Rushdie sieht Freiheit von links und rechts unter Druck - Rede zum Friedenspreis
In seiner Rede zur Entgegennahme des Friedenspreises des Deutschen Buchhandels hat der britisch-indische Schriftsteller Salman Rushdie zur Verteidigung der Meinungsfreiheit aufgerufen. "Von links wie von rechts gerät die Freiheit unter Duck", sagte der Schriftsteller am Sonntag in der Frankfurter Paulskirche. Insbesondere die Meinungsfreiheit werde "auf allen Seiten von reaktionären, autoritären, populistischen, demagogischen halbgebildeten, narzisstischen und achtlosen Stimmen angegriffen".
"Wir leben in einer Zeit, von der ich nicht geglaubt hätte, sie erleben zu müssen", sagte Rushdie weiter. Es sei eine Zeit, "in der Bildungseinrichtungen und Bibliotheken Zensur und Feindseligkeit ausgesetzt seien", und eine Zeit, "in der extremistische Religionen und bigotte Ideologien beginnen, in Lebensbereiche vorzudringen, in denen sie nichts zu suchen haben".
Inzwischen gebe es sogar im progressiven Spektrum Stimmen, die sich für eine Art gut gemeinter Zensur aussprechen, kritisierte Rushdie - "eine Zensur, die sich den Anschein der Tugendhaftigkeit gibt und die viele vor allem junge Menschen für eine Tugend halten".
Rushdie forderte hingegen, die Meinungsfreiheit "erbittert" zu verteidigen - "auch dann, wenn sie uns beleidigt". Statt mit Zensur zu reagieren, "sollten wir schlechte Rede mit besserer Rede kontern, falschen Narrativen bessere entgegensetzen, auf Hass mit Liebe antworten und nicht die Hoffnung aufgeben, dass sich die Wahrheit selbst in einer Zeit der Lügen durchsetzen kann".
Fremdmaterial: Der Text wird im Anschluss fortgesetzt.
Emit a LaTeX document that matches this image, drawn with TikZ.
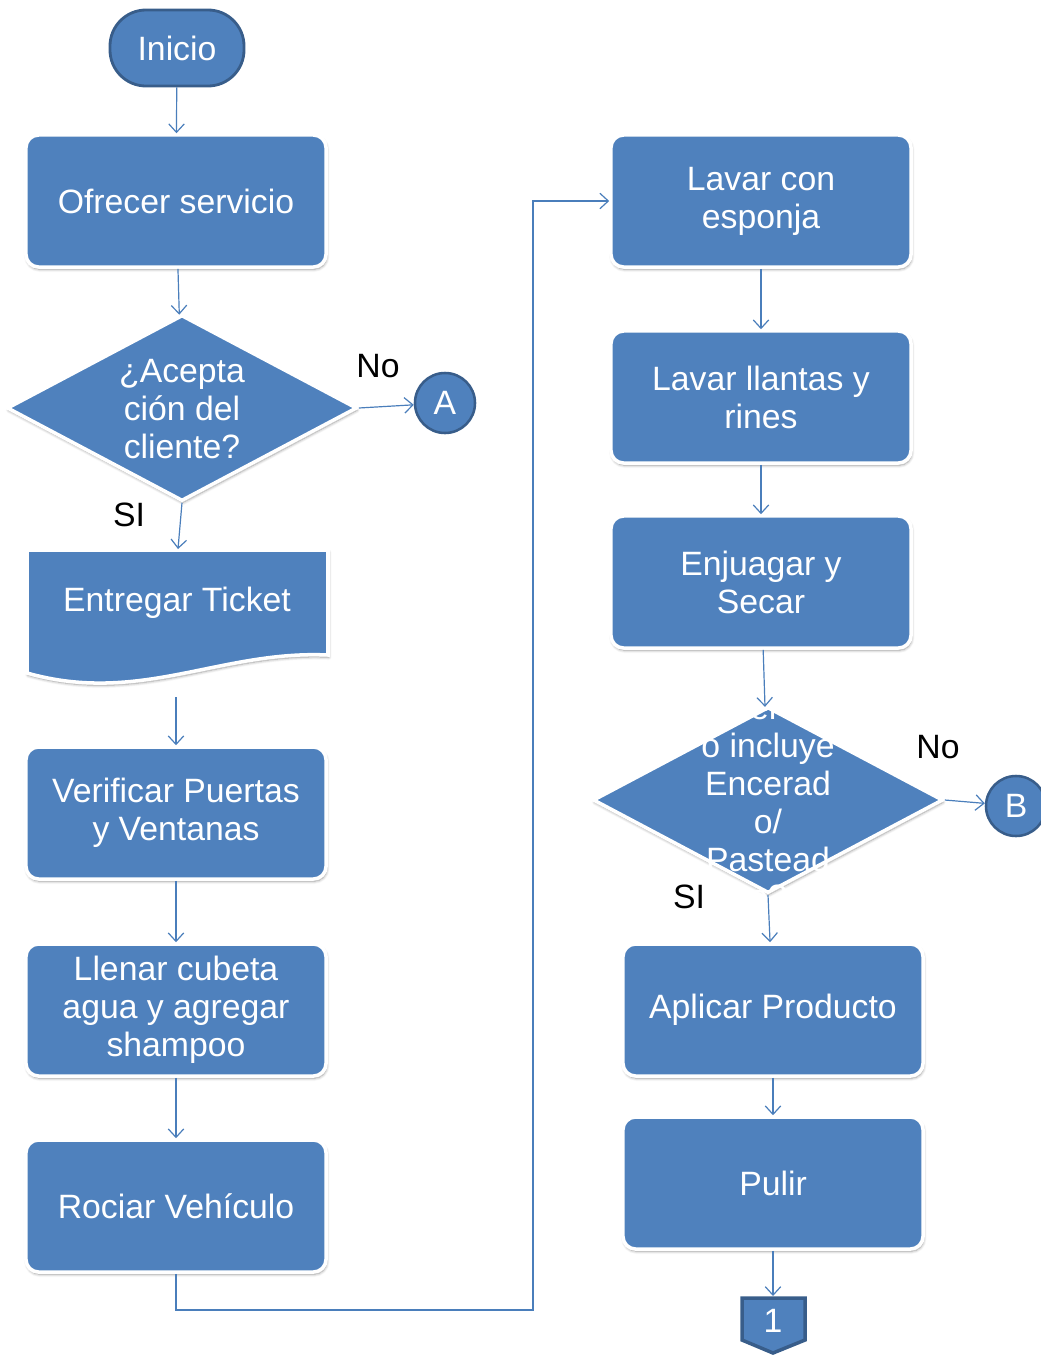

In seiner Dankesrede beschrieb Rushdie die Sehnsucht nach Frieden, der aber schwer zu schaffen und schwer zu finden sei. Mit Blick auf die Ukraine sagte Rushdie, dort tobe "ein der Tyrannei eines einzelnen Mannes und seiner Gier nach Macht und Eroberung geschuldeter Krieg - ein trauriges Narrativ, dem deutschen Publikum nicht unbekannt".
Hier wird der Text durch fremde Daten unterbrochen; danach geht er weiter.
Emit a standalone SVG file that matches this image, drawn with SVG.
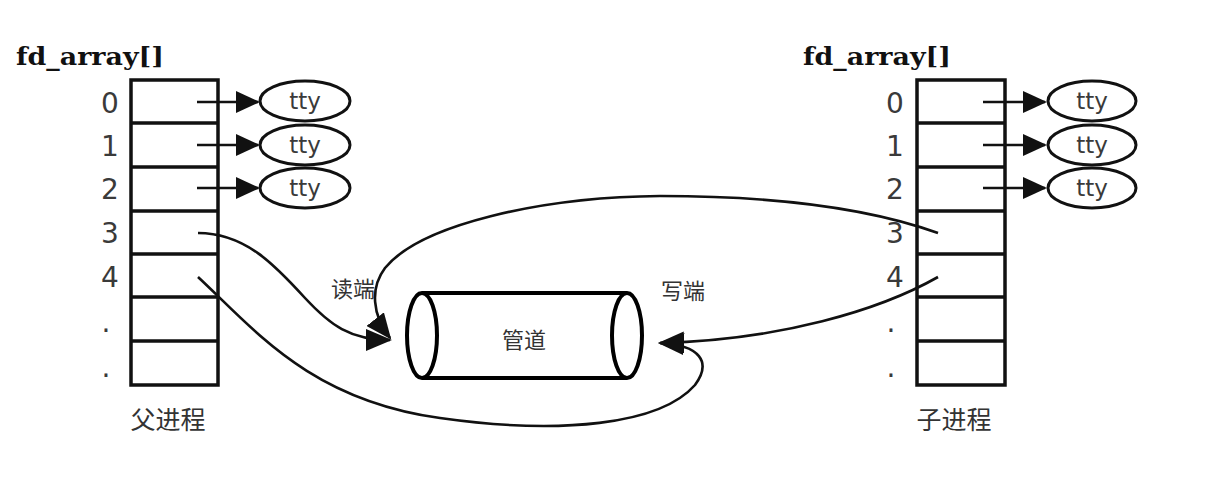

Auch auf den Nahost-Konflikt kam Rushdie zu sprechen. "Frieden will mir im Augenblick wie ein dem Rauch der Opiumpfeife entsprungenes Hirngespinst vorkommen."
Rushdie rief in seiner Rede dazu auf, nicht aufzuhören, sich für den Frieden einzusetzen und betonte, dass der Friede, "so mühselig er auch zu finden ist, so unmöglich es scheinen mag, zu unseren großen Werten zählt, die es leidenschaftlich zu verfolgen gilt".
Der 76-Jährige Rushdie wurde laut Würdigung des Stiftungsrats des Friedenspreises "für seine Unbeugsamkeit, seine Lebensbejahung und dafür, dass er mit seiner Erzählfreude die Welt bereichert" geehrt. Trotz eines Lebens in ständiger Gefahr sei Rushdie "einer der leidenschaftlichsten Verfechter der Freiheit des Denkens und der Sprache" - und zwar auch von jenen Menschen, deren Ansichten er nicht teile.
Rushdie wurde seit der Veröffentlichung seines Romans "Die satanischen Verse" 1988 immer wieder bedroht. Eine Messerattacke im August 2022 in den USA überlebte er nur knapp. Seitdem ist er auf einem Auge blind. Der mit 25.000 Euro dotierte Friedenspreis wird seit 1950 vergeben. 2022 erhielt ihn der ukrainische Schriftsteller, Dichter und Musiker Serhij Schadan.